Горький загул погоды
В поздней безлюдной мгле.
Словно всей жизни годы,
Гонит листву по земле.
Друг мой такой далекий,
Где там забыться сном:
В этой ночи глубокой
Мне без тебя одиноко,
Как одному под огнем…

(«Ветер какой — ты слышишь?..»)

Стихи, датированные 1954 годом и, очевидно, написанные осенью, после пресловутого «освобождения» от дела, которому отдавался со всей страстью, не нуждаются, думаю, в пояснениях.

И все же «затруднения» (щедринское «эзопово» словцо!), с которыми столкнулся поэт, были для него горьки и тяжелы не только и, может быть, даже не столько «лично». Вспомним сказанное еще только в предвидении вынужденного ухода из журнала: «не для меня беда».

«…Спасибо за память, за твои добрые пожелания мне, — отвечал Александр Трифонович 4 сентября того же года на сочувственное письмо друга еще со смоленских времен, поэта и переводчика Б. Бурштына (Иринина), — только я должен сказать, что во всем том, о чем так или иначе речь в письме, суть — главная — не в моей личной литературной судьбе — она не такая уж в данном случае унылая.
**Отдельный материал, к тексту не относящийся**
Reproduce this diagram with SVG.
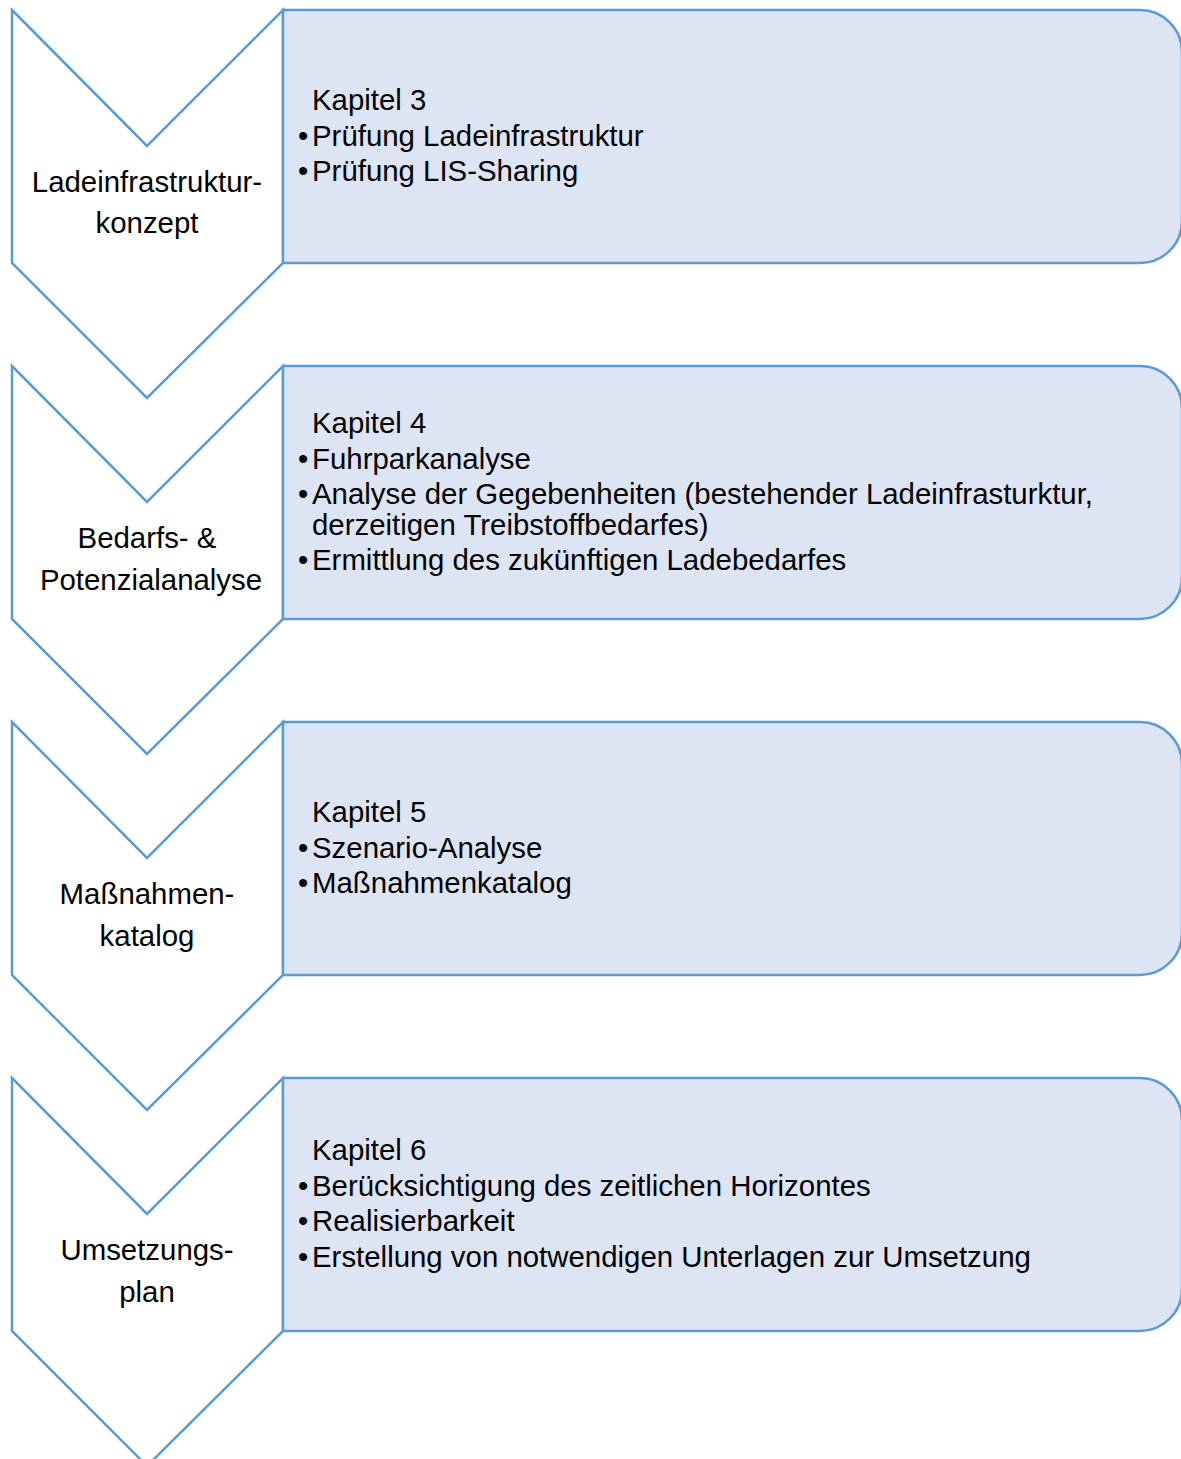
<svg xmlns="http://www.w3.org/2000/svg" width="1181" height="1459" viewBox="0 0 1181 1459">
<style>
.chev{fill:#ffffff;stroke:#5b9bd5;stroke-width:2.5;stroke-linejoin:miter}
.box{fill:#dde4f3;stroke:#5b9bd5;stroke-width:2.5}
text{font-family:"Liberation Sans",Arial,sans-serif;font-size:29.4px;fill:#000}
.c{text-anchor:middle}
</style>
<rect width="1181" height="1459" fill="#ffffff"/>
<g id="chevron1"><path class="chev" d="M12,10 L147,146 L283,10 L283,263 L147,398 L12,263 Z"/><text class="c" x="147" y="192">Ladeinfrastruktur-</text><text class="c" x="147" y="233">konzept</text></g>
<g id="box1"><path class="box" d="M283,10 H1140 A42,42 0 0 1 1182,52 V221 A42,42 0 0 1 1140,263 H283 Z"/><text x="312" y="110">Kapitel 3</text><text x="298" y="146">•</text><text x="312" y="146">Prüfung Ladeinfrastruktur</text><text x="298" y="181">•</text><text x="312" y="181">Prüfung LIS-Sharing</text></g>
<g id="chevron2"><path class="chev" d="M12,366 L147,502 L283,366 L283,619 L147,754 L12,619 Z"/><text class="c" x="147" y="548">Bedarfs- &amp;</text><text class="c" x="151" y="590">Potenzialanalyse</text></g>
<g id="box2"><path class="box" d="M283,366 H1140 A42,42 0 0 1 1182,408 V577 A42,42 0 0 1 1140,619 H283 Z"/><text x="312" y="433">Kapitel 4</text><text x="298" y="469">•</text><text x="312" y="469">Fuhrparkanalyse</text><text x="298" y="504">•</text><text x="312" y="504">Analyse der Gegebenheiten (bestehender Ladeinfrasturktur,</text><text x="312" y="535">derzeitigen Treibstoffbedarfes)</text><text x="298" y="570">•</text><text x="312" y="570">Ermittlung des zukünftigen Ladebedarfes</text></g>
<g id="chevron3"><path class="chev" d="M12,722 L147,858 L283,722 L283,975 L147,1110 L12,975 Z"/><text class="c" x="147" y="904">Maßnahmen-</text><text class="c" x="147" y="946">katalog</text></g>
<g id="box3"><path class="box" d="M283,722 H1140 A42,42 0 0 1 1182,764 V933 A42,42 0 0 1 1140,975 H283 Z"/><text x="312" y="822">Kapitel 5</text><text x="298" y="858">•</text><text x="312" y="858">Szenario-Analyse</text><text x="298" y="893">•</text><text x="312" y="893">Maßnahmenkatalog</text></g>
<g id="chevron4"><path class="chev" d="M12,1078 L147,1214 L283,1078 L283,1331 L147,1466 L12,1331 Z"/><text class="c" x="147" y="1260">Umsetzungs-</text><text class="c" x="147" y="1302">plan</text></g>
<g id="box4"><path class="box" d="M283,1078 H1140 A42,42 0 0 1 1182,1120 V1289 A42,42 0 0 1 1140,1331 H283 Z"/><text x="312" y="1160">Kapitel 6</text><text x="298" y="1196">•</text><text x="312" y="1196">Berücksichtigung des zeitlichen Horizontes</text><text x="298" y="1231">•</text><text x="312" y="1231">Realisierbarkeit</text><text x="298" y="1267">•</text><text x="312" y="1267">Erstellung von notwendigen Unterlagen zur Umsetzung</text></g>
<g id="connectors"></g>
</svg>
Меня все это, что произошло в литературной жизни в последний год, печалит, конечно, последствиями в общем нашем деле. Многие мои товарищи и даже друзья, желая поддержать во мне „бодрость духа“, говорят обо мне, имеют в виду мое положение, не понимая, что все происшедшее и происходящее касается их не в меньшей мере и в тем большей для каждого степени, чем серьезнее и сознательнее он относится к своему призванию, профессии, долгу и т. п.».

Три года спустя поэт упоминал про «запутанный и перепутанный клубок мыслей и настроений последних лет», который приходилось ему тогда «разматывать».

Своеобразным выражением, которое употреблял Маркс, — самоизменение — Твардовский стал пользоваться много позже. Однако именно этот нелегкий, но плодотворный процесс явственно происходил в нем с середины пятидесятых годов.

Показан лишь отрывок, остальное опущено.